── Data segment ──

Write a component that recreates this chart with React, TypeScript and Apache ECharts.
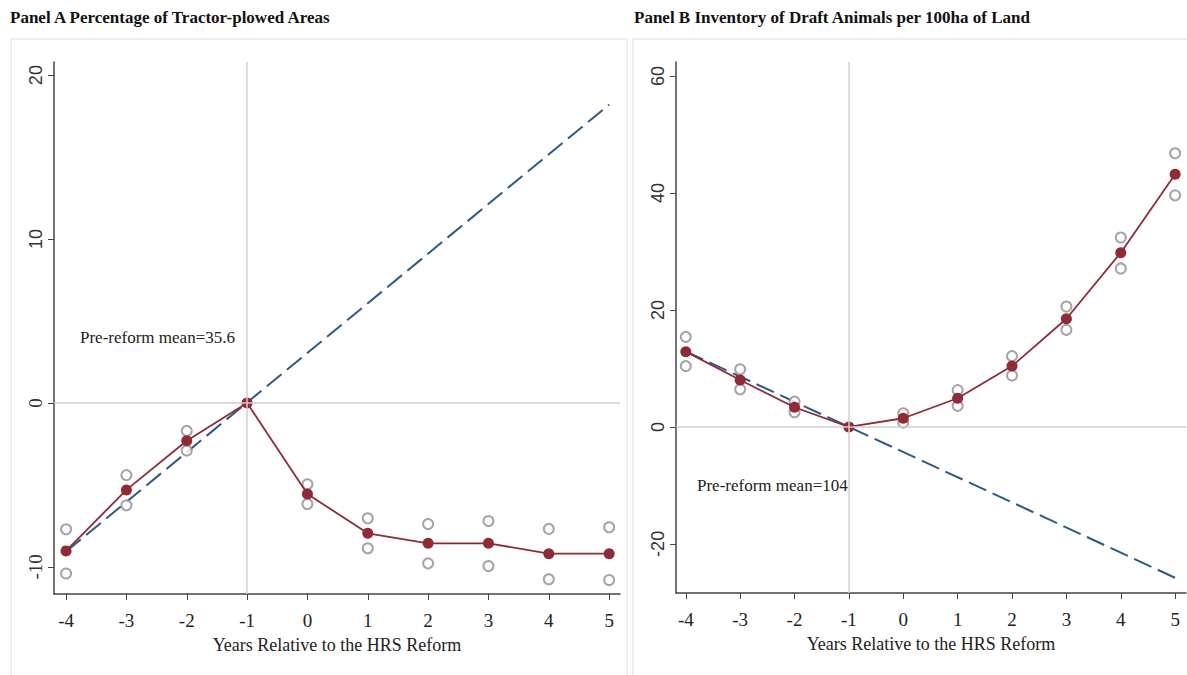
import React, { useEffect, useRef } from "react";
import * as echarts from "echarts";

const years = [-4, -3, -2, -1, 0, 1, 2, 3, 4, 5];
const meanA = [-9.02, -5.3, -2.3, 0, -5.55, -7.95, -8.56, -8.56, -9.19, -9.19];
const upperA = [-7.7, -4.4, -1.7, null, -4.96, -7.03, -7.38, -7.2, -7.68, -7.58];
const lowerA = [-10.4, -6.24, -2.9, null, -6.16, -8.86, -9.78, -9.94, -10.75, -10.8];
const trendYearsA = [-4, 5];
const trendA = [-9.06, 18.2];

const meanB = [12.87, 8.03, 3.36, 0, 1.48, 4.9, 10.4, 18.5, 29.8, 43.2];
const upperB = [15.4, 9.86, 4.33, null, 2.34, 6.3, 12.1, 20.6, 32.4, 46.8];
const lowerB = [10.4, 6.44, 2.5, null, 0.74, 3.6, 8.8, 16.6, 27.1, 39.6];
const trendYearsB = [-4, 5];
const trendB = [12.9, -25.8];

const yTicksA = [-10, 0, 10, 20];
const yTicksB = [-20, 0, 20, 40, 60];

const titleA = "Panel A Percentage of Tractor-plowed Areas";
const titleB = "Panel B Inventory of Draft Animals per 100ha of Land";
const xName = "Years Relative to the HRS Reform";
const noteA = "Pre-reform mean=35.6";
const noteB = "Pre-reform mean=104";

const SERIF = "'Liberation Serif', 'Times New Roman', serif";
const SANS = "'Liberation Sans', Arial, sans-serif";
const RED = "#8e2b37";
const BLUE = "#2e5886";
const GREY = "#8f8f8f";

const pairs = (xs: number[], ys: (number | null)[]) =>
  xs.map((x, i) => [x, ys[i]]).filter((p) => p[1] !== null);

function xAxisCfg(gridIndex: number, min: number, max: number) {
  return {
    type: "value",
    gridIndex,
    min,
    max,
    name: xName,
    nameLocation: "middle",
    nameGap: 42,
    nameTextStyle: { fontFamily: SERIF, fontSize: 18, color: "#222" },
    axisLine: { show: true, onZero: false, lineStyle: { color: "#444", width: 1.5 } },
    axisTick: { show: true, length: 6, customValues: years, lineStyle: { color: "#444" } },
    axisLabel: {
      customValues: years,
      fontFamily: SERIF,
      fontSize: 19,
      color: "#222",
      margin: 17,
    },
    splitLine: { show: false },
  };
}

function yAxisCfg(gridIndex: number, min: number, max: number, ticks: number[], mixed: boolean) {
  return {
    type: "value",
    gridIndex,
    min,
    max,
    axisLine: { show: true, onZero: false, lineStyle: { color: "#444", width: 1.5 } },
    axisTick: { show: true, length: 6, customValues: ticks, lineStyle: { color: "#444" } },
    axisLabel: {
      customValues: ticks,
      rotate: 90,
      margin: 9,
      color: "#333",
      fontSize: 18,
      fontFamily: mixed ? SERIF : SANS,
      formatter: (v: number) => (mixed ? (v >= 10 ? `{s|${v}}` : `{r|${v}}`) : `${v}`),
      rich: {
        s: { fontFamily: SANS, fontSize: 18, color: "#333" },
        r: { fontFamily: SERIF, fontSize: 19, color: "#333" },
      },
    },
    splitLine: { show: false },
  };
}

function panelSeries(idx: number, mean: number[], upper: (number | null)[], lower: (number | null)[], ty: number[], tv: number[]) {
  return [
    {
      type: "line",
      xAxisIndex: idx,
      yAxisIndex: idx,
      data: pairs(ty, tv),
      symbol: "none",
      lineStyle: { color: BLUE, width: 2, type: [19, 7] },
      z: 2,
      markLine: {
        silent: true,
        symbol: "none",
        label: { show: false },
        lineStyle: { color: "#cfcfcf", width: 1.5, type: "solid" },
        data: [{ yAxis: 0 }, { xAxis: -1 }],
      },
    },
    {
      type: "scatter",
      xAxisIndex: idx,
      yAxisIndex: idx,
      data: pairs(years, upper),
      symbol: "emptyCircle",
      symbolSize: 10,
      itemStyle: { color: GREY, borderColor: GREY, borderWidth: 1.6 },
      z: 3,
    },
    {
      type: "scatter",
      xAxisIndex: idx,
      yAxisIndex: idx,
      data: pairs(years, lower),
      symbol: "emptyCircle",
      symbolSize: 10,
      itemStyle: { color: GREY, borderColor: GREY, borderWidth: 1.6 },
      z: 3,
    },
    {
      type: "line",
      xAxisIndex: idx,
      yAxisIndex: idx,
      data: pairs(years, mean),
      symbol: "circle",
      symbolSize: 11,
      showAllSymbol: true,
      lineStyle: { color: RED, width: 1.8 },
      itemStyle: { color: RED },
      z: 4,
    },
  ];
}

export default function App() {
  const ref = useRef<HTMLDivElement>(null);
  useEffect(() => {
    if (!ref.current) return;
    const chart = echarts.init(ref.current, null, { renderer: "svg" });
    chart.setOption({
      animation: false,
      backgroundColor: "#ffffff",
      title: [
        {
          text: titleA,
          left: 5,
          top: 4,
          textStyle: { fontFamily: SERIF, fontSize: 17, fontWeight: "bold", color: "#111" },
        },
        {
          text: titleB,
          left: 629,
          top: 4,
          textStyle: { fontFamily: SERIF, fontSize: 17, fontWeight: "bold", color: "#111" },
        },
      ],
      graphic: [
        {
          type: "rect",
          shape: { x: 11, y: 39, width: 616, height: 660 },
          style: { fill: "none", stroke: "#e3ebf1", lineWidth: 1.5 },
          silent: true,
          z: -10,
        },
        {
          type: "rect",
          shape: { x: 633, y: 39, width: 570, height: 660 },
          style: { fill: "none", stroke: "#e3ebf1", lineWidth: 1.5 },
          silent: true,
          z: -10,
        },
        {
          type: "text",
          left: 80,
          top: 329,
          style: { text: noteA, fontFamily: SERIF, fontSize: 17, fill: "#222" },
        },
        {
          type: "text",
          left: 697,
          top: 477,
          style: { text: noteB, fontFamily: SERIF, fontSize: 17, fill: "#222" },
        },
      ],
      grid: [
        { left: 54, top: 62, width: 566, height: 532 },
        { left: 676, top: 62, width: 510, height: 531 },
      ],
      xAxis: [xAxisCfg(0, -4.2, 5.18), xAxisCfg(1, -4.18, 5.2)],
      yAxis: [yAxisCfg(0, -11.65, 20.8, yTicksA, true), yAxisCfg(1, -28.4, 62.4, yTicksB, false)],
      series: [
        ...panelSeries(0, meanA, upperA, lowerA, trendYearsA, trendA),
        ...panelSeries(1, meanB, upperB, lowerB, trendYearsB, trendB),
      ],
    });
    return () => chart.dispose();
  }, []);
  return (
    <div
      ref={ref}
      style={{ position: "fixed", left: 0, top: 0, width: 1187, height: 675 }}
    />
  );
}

───

## Goal
Reproduce the data verbatim. Do not carry any picture into the copy.

## Answer to the task
Write a component that recreates this chart with React, TypeScript and Apache ECharts.
import React, { useEffect, useRef } from "react";
import * as echarts from "echarts";

const years = [-4, -3, -2, -1, 0, 1, 2, 3, 4, 5];
const meanA = [-9.02, -5.3, -2.3, 0, -5.55, -7.95, -8.56, -8.56, -9.19, -9.19];
const upperA = [-7.7, -4.4, -1.7, null, -4.96, -7.03, -7.38, -7.2, -7.68, -7.58];
const lowerA = [-10.4, -6.24, -2.9, null, -6.16, -8.86, -9.78, -9.94, -10.75, -10.8];
const trendYearsA = [-4, 5];
const trendA = [-9.06, 18.2];

const meanB = [12.87, 8.03, 3.36, 0, 1.48, 4.9, 10.4, 18.5, 29.8, 43.2];
const upperB = [15.4, 9.86, 4.33, null, 2.34, 6.3, 12.1, 20.6, 32.4, 46.8];
const lowerB = [10.4, 6.44, 2.5, null, 0.74, 3.6, 8.8, 16.6, 27.1, 39.6];
const trendYearsB = [-4, 5];
const trendB = [12.9, -25.8];

const yTicksA = [-10, 0, 10, 20];
const yTicksB = [-20, 0, 20, 40, 60];

const titleA = "Panel A Percentage of Tractor-plowed Areas";
const titleB = "Panel B Inventory of Draft Animals per 100ha of Land";
const xName = "Years Relative to the HRS Reform";
const noteA = "Pre-reform mean=35.6";
const noteB = "Pre-reform mean=104";

const SERIF = "'Liberation Serif', 'Times New Roman', serif";
const SANS = "'Liberation Sans', Arial, sans-serif";
const RED = "#8e2b37";
const BLUE = "#2e5886";
const GREY = "#8f8f8f";

const pairs = (xs: number[], ys: (number | null)[]) =>
  xs.map((x, i) => [x, ys[i]]).filter((p) => p[1] !== null);

function xAxisCfg(gridIndex: number, min: number, max: number) {
  return {
    type: "value",
    gridIndex,
    min,
    max,
    name: xName,
    nameLocation: "middle",
    nameGap: 42,
    nameTextStyle: { fontFamily: SERIF, fontSize: 18, color: "#222" },
    axisLine: { show: true, onZero: false, lineStyle: { color: "#444", width: 1.5 } },
    axisTick: { show: true, length: 6, customValues: years, lineStyle: { color: "#444" } },
    axisLabel: {
      customValues: years,
      fontFamily: SERIF,
      fontSize: 19,
      color: "#222",
      margin: 17,
    },
    splitLine: { show: false },
  };
}

function yAxisCfg(gridIndex: number, min: number, max: number, ticks: number[], mixed: boolean) {
  return {
    type: "value",
    gridIndex,
    min,
    max,
    axisLine: { show: true, onZero: false, lineStyle: { color: "#444", width: 1.5 } },
    axisTick: { show: true, length: 6, customValues: ticks, lineStyle: { color: "#444" } },
    axisLabel: {
      customValues: ticks,
      rotate: 90,
      margin: 9,
      color: "#333",
      fontSize: 18,
      fontFamily: mixed ? SERIF : SANS,
      formatter: (v: number) => (mixed ? (v >= 10 ? `{s|${v}}` : `{r|${v}}`) : `${v}`),
      rich: {
        s: { fontFamily: SANS, fontSize: 18, color: "#333" },
        r: { fontFamily: SERIF, fontSize: 19, color: "#333" },
      },
    },
    splitLine: { show: false },
  };
}

function panelSeries(idx: number, mean: number[], upper: (number | null)[], lower: (number | null)[], ty: number[], tv: number[]) {
  return [
    {
      type: "line",
      xAxisIndex: idx,
      yAxisIndex: idx,
      data: pairs(ty, tv),
      symbol: "none",
      lineStyle: { color: BLUE, width: 2, type: [19, 7] },
      z: 2,
      markLine: {
        silent: true,
        symbol: "none",
        label: { show: false },
        lineStyle: { color: "#cfcfcf", width: 1.5, type: "solid" },
        data: [{ yAxis: 0 }, { xAxis: -1 }],
      },
    },
    {
      type: "scatter",
      xAxisIndex: idx,
      yAxisIndex: idx,
      data: pairs(years, upper),
      symbol: "emptyCircle",
      symbolSize: 10,
      itemStyle: { color: GREY, borderColor: GREY, borderWidth: 1.6 },
      z: 3,
    },
    {
      type: "scatter",
      xAxisIndex: idx,
      yAxisIndex: idx,
      data: pairs(years, lower),
      symbol: "emptyCircle",
      symbolSize: 10,
      itemStyle: { color: GREY, borderColor: GREY, borderWidth: 1.6 },
      z: 3,
    },
    {
      type: "line",
      xAxisIndex: idx,
      yAxisIndex: idx,
      data: pairs(years, mean),
      symbol: "circle",
      symbolSize: 11,
      showAllSymbol: true,
      lineStyle: { color: RED, width: 1.8 },
      itemStyle: { color: RED },
      z: 4,
    },
  ];
}

export default function App() {
  const ref = useRef<HTMLDivElement>(null);
  useEffect(() => {
    if (!ref.current) return;
    const chart = echarts.init(ref.current, null, { renderer: "svg" });
    chart.setOption({
      animation: false,
      backgroundColor: "#ffffff",
      title: [
        {
          text: titleA,
          left: 5,
          top: 4,
          textStyle: { fontFamily: SERIF, fontSize: 17, fontWeight: "bold", color: "#111" },
        },
        {
          text: titleB,
          left: 629,
          top: 4,
          textStyle: { fontFamily: SERIF, fontSize: 17, fontWeight: "bold", color: "#111" },
        },
      ],
      graphic: [
        {
          type: "rect",
          shape: { x: 11, y: 39, width: 616, height: 660 },
          style: { fill: "none", stroke: "#e3ebf1", lineWidth: 1.5 },
          silent: true,
          z: -10,
        },
        {
          type: "rect",
          shape: { x: 633, y: 39, width: 570, height: 660 },
          style: { fill: "none", stroke: "#e3ebf1", lineWidth: 1.5 },
          silent: true,
          z: -10,
        },
        {
          type: "text",
          left: 80,
          top: 329,
          style: { text: noteA, fontFamily: SERIF, fontSize: 17, fill: "#222" },
        },
        {
          type: "text",
          left: 697,
          top: 477,
          style: { text: noteB, fontFamily: SERIF, fontSize: 17, fill: "#222" },
        },
      ],
      grid: [
        { left: 54, top: 62, width: 566, height: 532 },
        { left: 676, top: 62, width: 510, height: 531 },
      ],
      xAxis: [xAxisCfg(0, -4.2, 5.18), xAxisCfg(1, -4.18, 5.2)],
      yAxis: [yAxisCfg(0, -11.65, 20.8, yTicksA, true), yAxisCfg(1, -28.4, 62.4, yTicksB, false)],
      series: [
        ...panelSeries(0, meanA, upperA, lowerA, trendYearsA, trendA),
        ...panelSeries(1, meanB, upperB, lowerB, trendYearsB, trendB),
      ],
    });
    return () => chart.dispose();
  }, []);
  return (
    <div
      ref={ref}
      style={{ position: "fixed", left: 0, top: 0, width: 1187, height: 675 }}
    />
  );
}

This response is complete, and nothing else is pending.